On the West Coast, the major chains, feeling the shadow of Wal-Mart, have decided to try to break the unions instead of trying to force Wal-Mart to change its bottom-feeding habits. On the East Coast, similar companies don't make serious union-busting efforts; don't have long lockouts that hurt morale and corporate profits; and don't become easy targets for their competitors. Wal-Mart will have a harder time trying to crack the New England supermarket market because it will have to match union pay levels, and Stop and Shop management knows it. The myopic barons of the West Coast chains still don't understand.
Error-Correcting Memory
Bob Somerby has been on a roll lately at his Daily Howler web site; his insight and relentlessness on how the American media cover politics has been particularly indispensible over the past several weeks. Lately, he has shown proper dismay at the failings of journalists who have covered George Bush's adventures in the Texas and Alabama National Guard.

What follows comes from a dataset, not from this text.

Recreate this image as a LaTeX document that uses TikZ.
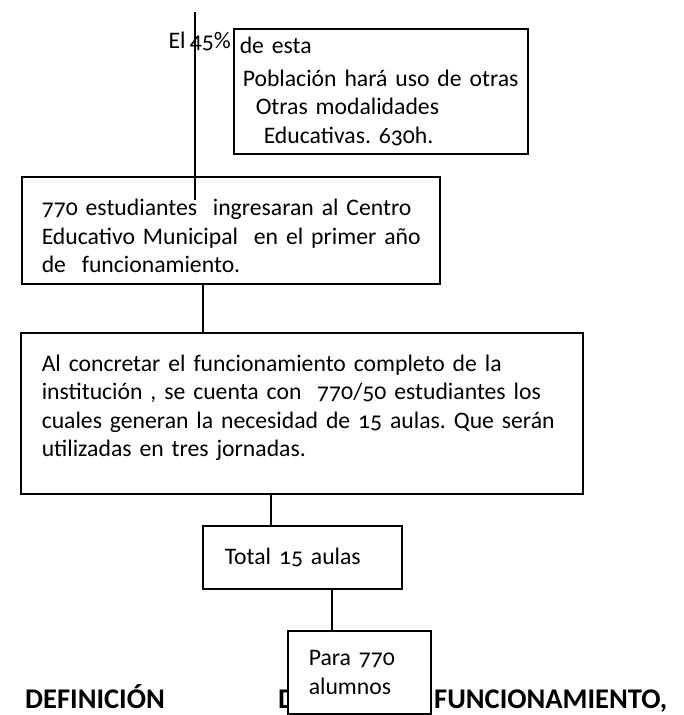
\documentclass[tikz,border=0pt]{standalone}
\usepackage{fontspec}
\setmainfont{Carlito}[Numbers=OldStyle, WordSpace=0.8]
\frenchspacing
\usetikzlibrary{positioning}
\tikzstyle{box} = [rectangle, draw, line width=1.5pt, anchor=north west, align=left, inner ysep=0pt, fill=white, font=\fontsize{23.7}{28.5}\selectfont]
\tikzstyle{title} = [anchor=base west, inner sep=0pt, font=\fontsize{28.5}{30}\selectfont\bfseries]
\tikzstyle{link} = [line width=1.5pt]

\begin{document}
\begin{tikzpicture}[x=1pt, y=-1pt]
        \useasboundingbox (0,0) rectangle (684,715);
        \node[title] (hdef) at (25,708) {DEFINICIÓN};
        \node[title] (hde) at (278,708) {DE};
        \node[title] (hfun) at (434,708) {FUNCIONAMIENTO,};
        \node[anchor=base east, inner sep=0pt, font=\fontsize{23.7}{28.5}\selectfont] (pct) at (231,48) {El 45\%};
        \node[box, inner xsep=6pt, text width=282pt, minimum height=125pt] (others) at (233,28) {de esta\\[4pt]
            \hspace*{3pt}Población hará uso de otras\\
            \hspace*{16pt}Otras modalidades\\
            \hspace*{24pt}Educativas. 630h.};
        \node[box, inner xsep=20pt, text width=378pt, minimum height=107pt] (intake) at (21,176) {\mbox{\rule{0pt}{28pt}770 estudiantes \ ingresaran al Centro}\\
            \mbox{Educativo Municipal \ en el primer año}\\
            \mbox{de \ funcionamiento.}};
        \node[box, inner xsep=21pt, text width=520pt, minimum height=161pt] (full) at (20,332) {\mbox{Al concretar el funcionamiento completo de la}\\
            \mbox{institución , se cuenta con \ 770/50 estudiantes los}\\
            \mbox{cuales generan la necesidad de 15 aulas. Que serán}\\
            \mbox{utilizadas en tres jornadas.}\\[-14pt] \mbox{}};
        \node[box, inner xsep=22pt, text width=155pt, minimum height=63pt] (total) at (202,525) {Total 15 aulas};
        \node[box, inner xsep=21pt, text width=101pt, minimum height=83pt] (pupils) at (287,630) {Para 770\\ alumnos};
        \coordinate (src) at (195,12);
        \coordinate (tip) at (195,200);
        \draw[link] (src) -- (tip);
        \draw[link] ([xshift=182pt]intake.south west) -- ([xshift=183pt]full.north west);
        \draw[link] ([xshift=251pt]full.south west) -- ([xshift=69pt]total.north west);
        \draw[link] ([xshift=130pt]total.south west) -- ([xshift=45pt]pupils.north west);
    \end{tikzpicture}
\end{document}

In Monday's column, he urged journalists to reconcile what they hear in interviews with the known facts of the matter:
Finally! Finally, someone had reported serving with Bush! But there was one small problem with Calhoun’s claim. His account contradicted the basic chronology of the case—a timeline that has been clear and unchallenged for the past four years. Allen and his editors—hopeless incompetents—seemed ignorant of the story’s simplest facts.
Yes! It is vital for journalists to remember that a story with a history must take that history into account. You don't have to be a historical materialist to recognize that.
But Somerby later falls into a trap of his own. It's not a fatal one, but it's real enough.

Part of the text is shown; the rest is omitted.